Une progression vers quelque potable chose

Une gravure, cela se reprend bien des fois.

Le dessin ébauché, arrive l’étape de la morsure. On met la plaque dans un bain d’acide, en général du perchlorure de fer car il s’agit d’un acide lent : au fil des minutes ou des demi-heures, on peut doser l’attaque et varier les essais. Plus la plaque est laissée dans l’acide, plus la morsure sera forte et profonde. Il faut bien deux heures de morsure, en plusieurs étapes, pour avoir un « noir » — pas forcément de la couleur noire, mais une surface qui offrira, une fois ancrée, une couleur pleine, plate et forte : au tirage, on verra alors apparaître un vrai coup de pinceau. Pour obtenir tous les dégradés de gris, on reprend la plaque après chaque bain, on la nettoie et on recommence : nettoyer, revernir, redessiner… Chaque morsure se surajoute à la précédente : la plaque, c’est une mémoire du geste, c’est ce qui en fait la beauté et la profondeur. Une gravure ne se fait jamais en une seule fois. Au bout de cette étape, toutes les nuances du dessin sont inscrites dans le métal… et donc on nettoie tout, pour changer !

Vient ensuite l'impression. On encre, à la poupée, et la gravure apparaît par étapes. C’est ce que l’on appelle des « états ». On les voit souvent dans les livres : les traces ont un statut de mémoire du processus. Certains artistes font bien dix états.
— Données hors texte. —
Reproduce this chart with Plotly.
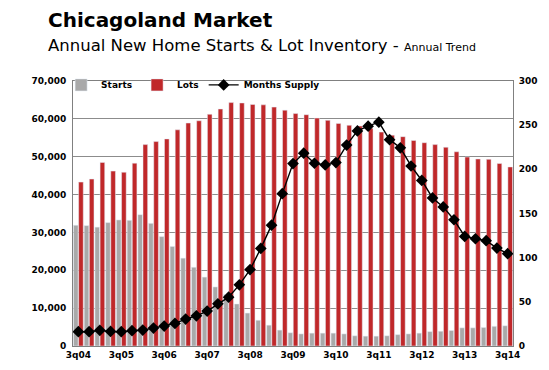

Je n’en ai jamais fait autant : c’est un travail très fastidieux, on respire des saloperies liées au support, l’acier, le cuivre… Robert Dutrou est mort d’une leucémie professionnelle.

On utilise des matériaux bruts et sales, minéraux, et on doit sortir quelque chose de propre. Des acides, des bitumes, des produits toxiques, des solvants, acétone, alcool, trichloréthylène… et, au bout du compte, toute la sensualité de la gravure.